Required work:
Skip the pictures. Set down, word for word, the lines from the start of the material up to and including the line with "pi65_counts, pi70_counts, pi75_counts]".

----- Data section

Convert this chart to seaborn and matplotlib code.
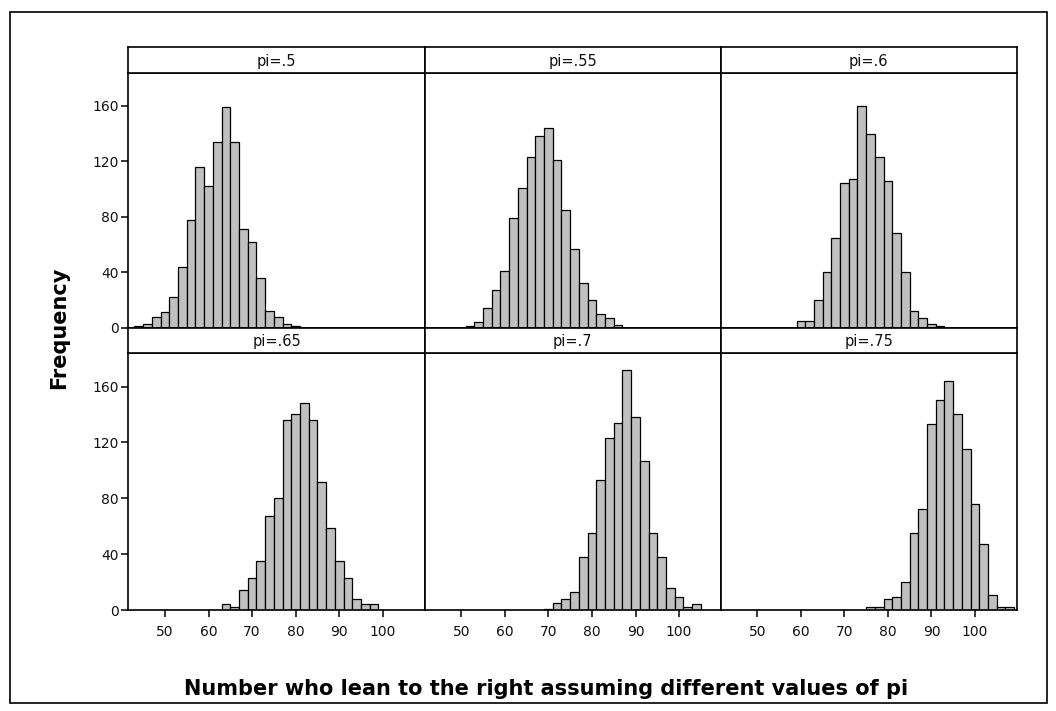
import numpy as np
import pandas as pd
import matplotlib
matplotlib.use("Agg")
import matplotlib.pyplot as plt
from matplotlib.patches import Rectangle
import seaborn as sns

sns.set_theme(style="white")
plt.rcParams["font.family"] = ["DejaVu Sans"]

# Simulated counts of people leaning right (n = 128) for several values of pi.
# Each series: centre of its first bin, then counts for consecutive bins of width 2.
panel_labels = ["pi=.5", "pi=.55", "pi=.6", "pi=.65", "pi=.7", "pi=.75"]

pi50_start = 44
pi50_counts = [1, 3, 8, 11, 22, 44, 78, 116, 102, 134, 159, 134, 71, 62, 36, 12, 8, 3, 1]
pi55_start = 52
pi55_counts = [1, 4, 14, 27, 41, 79, 101, 123, 138, 144, 121, 85, 57, 32, 20, 10, 7, 2]
pi60_start = 60
pi60_counts = [5, 5, 20, 40, 65, 104, 107, 160, 140, 123, 106, 68, 40, 12, 7, 3, 1]
pi65_start = 64
pi65_counts = [4, 2, 14, 23, 35, 67, 80, 136, 140, 148, 136, 92, 59, 35, 23, 8, 4, 4]
pi70_start = 70
pi70_counts = [1, 5, 8, 13, 38, 55, 93, 123, 134, 172, 138, 107, 55, 38, 16, 9, 2, 4]
pi75_start = 76
pi75_counts = [2, 2, 8, 9, 20, 55, 72, 133, 150, 164, 140, 115, 76, 47, 11, 2, 2]

x_ticks = [50, 60, 70, 80, 90, 100]
y_ticks = [0, 40, 80, 120, 160]

x_label = "Number who lean to the right assuming different values of pi"
y_label = "Frequency"

starts = [pi50_start, pi55_start, pi60_start, pi65_start, pi70_start, pi75_start]
counts = [pi50_counts, pi55_counts, pi60_counts, pi65_counts, pi70_counts, pi75_counts]

rows = []
for lab, s, c in zip(panel_labels, starts, counts):
    for i, n in enumerate(c):
        rows.append({"pi": lab, "value": float(s + 2 * i), "count": float(n)})
df = pd.DataFrame(rows)

W, H = 1056, 711
fig = plt.figure(figsize=(W / 100, H / 100), dpi=100)
fig.patch.set_facecolor("white")


def add_px_axes(x0, y0, x1, y1):
    return fig.add_axes([x0 / W, 1 - y1 / H, (x1 - x0) / W, (y1 - y0) / H])


col_edges = [128.3, 424.7, 720.9, 1016.7]
plot_rows = [(72.5, 327.7), (353.0, 610.0)]
strip_rows = [(47.0, 72.5), (327.7, 353.0)]

lw_frame = 1.2
for k, lab in enumerate(panel_labels):
    r, c = divmod(k, 3)
    x0, x1 = col_edges[c], col_edges[c + 1]
    y0, y1 = plot_rows[r]
    ax = add_px_axes(x0, y0, x1, y1)
    sub = df[df["pi"] == lab]
    sns.histplot(data=sub, x="value", weights="count",
                 binwidth=2, binrange=(43, 109),
                 color="#c0c0c0", edgecolor="black", linewidth=0.9,
                 alpha=1, ax=ax)
    ax.set_xlim(41.6, 109.6)
    ax.set_ylim(0, 184)
    ax.set_xlabel("")
    ax.set_ylabel("")
    ax.set_facecolor("white")
    for sp in ax.spines.values():
        sp.set_color("black")
        sp.set_linewidth(lw_frame)
        sp.set_visible(True)
    ax.tick_params(direction="out", length=5, width=1.1, color="black",
                   labelsize=10, labelcolor="#111111")
    if c == 0:
        ax.set_yticks(y_ticks)
        ax.tick_params(axis="y", left=True, pad=2)
    else:
        ax.set_yticks([])
    if r == 1:
        ax.set_xticks(x_ticks)
        ax.tick_params(axis="x", bottom=True, pad=6)
    else:
        ax.set_xticks([])

    # facet strip with the pi value
    sy0, sy1 = strip_rows[r]
    sax = add_px_axes(x0, sy0, x1, sy1)
    sax.set_xticks([])
    sax.set_yticks([])
    sax.set_facecolor("white")
    for sp in sax.spines.values():
        sp.set_color("black")
        sp.set_linewidth(lw_frame)
    sax.text(0.5, 0.45, lab, ha="center", va="center", fontsize=10.5,
             color="#111111", transform=sax.transAxes)

fig.text(546 / W, 1 - 689 / H, x_label, ha="center", va="center",
         fontsize=15, fontweight="bold", color="black")
fig.text(59 / W, 1 - 328 / H, y_label, ha="center", va="center",
         rotation=90, fontsize=15, fontweight="bold", color="black")

# outer frame around the whole graph
fig.patches.append(Rectangle((10 / W, 1 - 703 / H), 1037 / W, 691 / H,
                             transform=fig.transFigure, fill=False,
                             edgecolor="black", linewidth=1.2))

fig.savefig("out.png", dpi=100)
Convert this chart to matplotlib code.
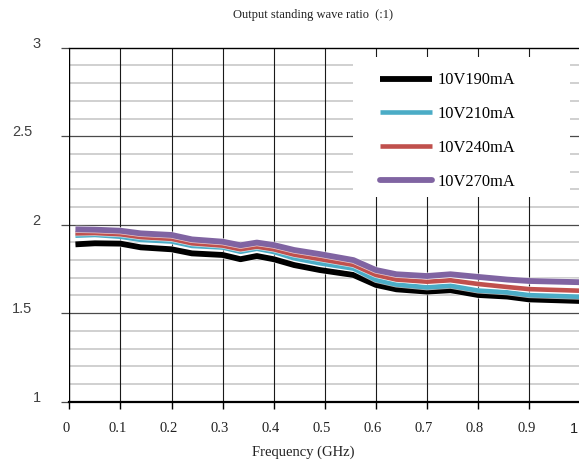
import matplotlib
matplotlib.use("Agg")
import matplotlib.pyplot as plt
import matplotlib.patches as mpatches
import matplotlib.patheffects as pe
from matplotlib.transforms import ScaledTranslation

freq = [0.012, 0.05, 0.1, 0.14, 0.2, 0.24, 0.3, 0.335, 0.367, 0.4, 0.44,
        0.49, 0.556, 0.6, 0.64, 0.7, 0.746, 0.8, 0.857, 0.9, 1.0]

vswr_190 = [1.889, 1.895, 1.893, 1.872, 1.861, 1.838, 1.829, 1.805, 1.823, 1.805, 1.772,
            1.744, 1.716, 1.660, 1.635, 1.622, 1.630, 1.603, 1.594, 1.578, 1.569]
vswr_210 = [1.938, 1.942, 1.932, 1.914, 1.905, 1.880, 1.871, 1.847, 1.864, 1.846, 1.810,
            1.782, 1.752, 1.688, 1.662, 1.646, 1.655, 1.628, 1.618, 1.602, 1.593]
vswr_240 = [1.951, 1.953, 1.946, 1.930, 1.920, 1.895, 1.882, 1.861, 1.876, 1.861, 1.831,
            1.806, 1.773, 1.716, 1.690, 1.678, 1.686, 1.665, 1.648, 1.636, 1.627]
vswr_270 = [1.974, 1.972, 1.966, 1.951, 1.942, 1.917, 1.904, 1.884, 1.899, 1.885, 1.857,
            1.834, 1.800, 1.744, 1.720, 1.710, 1.720, 1.705, 1.690, 1.682, 1.675]

names = ["10V190mA", "10V210mA", "10V240mA", "10V270mA"]
colors = ["#000000", "#4bacc6", "#c0504d", "#8064a2"]
widths = [4.2, 3.3, 3.3, 4.2]

xticks = [0, 0.1, 0.2, 0.3, 0.4, 0.5, 0.6, 0.7, 0.8, 0.9, 1.0]
xlabels = ["0", "0.1", "0.2", "0.3", "0.4", "0.5", "0.6", "0.7", "0.8", "0.9", "1"]
yticks = [1, 1.5, 2, 2.5, 3]
ylabels = ["1", "1.5", "2", "2.5", "3"]

serif = ["Liberation Serif", "DejaVu Serif"]
sans = ["Liberation Sans", "DejaVu Sans"]

fig = plt.figure(figsize=(5.79, 4.67), dpi=100)
ax = fig.add_axes([69.3 / 579, 65.3 / 467, 511 / 579, 354 / 467])
ax.set_xlim(0, 1)
ax.set_ylim(1, 3)

# grid: light minor rows, dark major rows, dark columns
for v in [1.1, 1.2, 1.3, 1.4, 1.6, 1.7, 1.8, 1.9, 2.1, 2.2, 2.3, 2.4, 2.6, 2.7, 2.8, 2.9]:
    ax.axhline(v, color="#c4c4c4", lw=1.1, zorder=1)
for v in [1.5, 2, 2.5]:
    ax.axhline(v, color="#4a4a4a", lw=0.9, zorder=1)
for v in xticks[1:-1]:
    ax.axvline(v, color="#1a1a1a", lw=0.8, zorder=1)

for s in ["right", "left"]:
    ax.spines[s].set_visible(False)
ax.axvline(0, color="#000000", lw=1.0, zorder=2)
ax.spines["top"].set_linewidth(1.0)
ax.spines["bottom"].set_linewidth(1.6)

# white box behind the legend
ax.add_patch(mpatches.Rectangle((0.555, 0.578), 0.425, 0.395, transform=ax.transAxes,
                                facecolor="white", edgecolor="none", zorder=3))

series = [vswr_190, vswr_210, vswr_240, vswr_270]
for vals, name, c, w in zip(series, names, colors, widths):
    ax.plot(freq, vals, color=c, lw=w, label=name, zorder=4, solid_capstyle="butt",
            solid_joinstyle="round",
            path_effects=[pe.Stroke(linewidth=w + 1.0, foreground="white", alpha=0.7), pe.Normal()])

ax.set_xticks(xticks)
ax.set_xticklabels(xlabels, family=serif, fontsize=10.5, color="#222222")
ax.tick_params(axis="x", direction="out", length=4.7, width=1.0, color="#000000", pad=10)
xlabs = ax.get_xticklabels()
for lab in xlabs[:-1]:
    lab.set_transform(lab.get_transform() + ScaledTranslation(-3 / 100, 0, fig.dpi_scale_trans))
xlabs[-1].set_family(sans)
xlabs[-1].set_transform(xlabs[-1].get_transform() + ScaledTranslation(-6 / 100, 0, fig.dpi_scale_trans))

ax.set_yticks(yticks)
ax.set_yticklabels(ylabels, family=sans, fontsize=10.5, color="#404040")
ax.tick_params(axis="y", direction="out", length=5.5, width=0.9, color="#4a4a4a", pad=21)
shift = ScaledTranslation(0, 4 / 72, fig.dpi_scale_trans)
for lab in ax.get_yticklabels():
    if "." not in lab.get_text():
        lab.set_horizontalalignment("left")
    lab.set_transform(lab.get_transform() + shift)

leg = ax.legend(loc="upper left", bbox_to_anchor=(0.608, 0.93), frameon=False,
                prop={"family": serif, "size": 11.8}, handlelength=3.2,
                handletextpad=0.3, labelspacing=1.08, borderpad=0, borderaxespad=0)
leg.set_zorder(5)
leg.get_lines()[3].set_solid_capstyle("round")

fig.text(313 / 579, 1 - 15 / 467, "Output standing wave ratio  (:1)", ha="center", va="center",
         family=serif, fontsize=9, color="#222222")
fig.text(303 / 579, 1 - 452 / 467, "Frequency (GHz)", ha="center", va="center",
         family=serif, fontsize=10.5, color="#222222")

fig.savefig("out.png", dpi=100)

----------

Result:
Convert this chart to seaborn and matplotlib code.
import numpy as np
import pandas as pd
import matplotlib
matplotlib.use("Agg")
import matplotlib.pyplot as plt
from matplotlib.patches import Rectangle
import seaborn as sns

sns.set_theme(style="white")
plt.rcParams["font.family"] = ["DejaVu Sans"]

# Simulated counts of people leaning right (n = 128) for several values of pi.
# Each series: centre of its first bin, then counts for consecutive bins of width 2.
panel_labels = ["pi=.5", "pi=.55", "pi=.6", "pi=.65", "pi=.7", "pi=.75"]

pi50_start = 44
pi50_counts = [1, 3, 8, 11, 22, 44, 78, 116, 102, 134, 159, 134, 71, 62, 36, 12, 8, 3, 1]
pi55_start = 52
pi55_counts = [1, 4, 14, 27, 41, 79, 101, 123, 138, 144, 121, 85, 57, 32, 20, 10, 7, 2]
pi60_start = 60
pi60_counts = [5, 5, 20, 40, 65, 104, 107, 160, 140, 123, 106, 68, 40, 12, 7, 3, 1]
pi65_start = 64
pi65_counts = [4, 2, 14, 23, 35, 67, 80, 136, 140, 148, 136, 92, 59, 35, 23, 8, 4, 4]
pi70_start = 70
pi70_counts = [1, 5, 8, 13, 38, 55, 93, 123, 134, 172, 138, 107, 55, 38, 16, 9, 2, 4]
pi75_start = 76
pi75_counts = [2, 2, 8, 9, 20, 55, 72, 133, 150, 164, 140, 115, 76, 47, 11, 2, 2]

x_ticks = [50, 60, 70, 80, 90, 100]
y_ticks = [0, 40, 80, 120, 160]

x_label = "Number who lean to the right assuming different values of pi"
y_label = "Frequency"

starts = [pi50_start, pi55_start, pi60_start, pi65_start, pi70_start, pi75_start]
counts = [pi50_counts, pi55_counts, pi60_counts, pi65_counts, pi70_counts, pi75_counts]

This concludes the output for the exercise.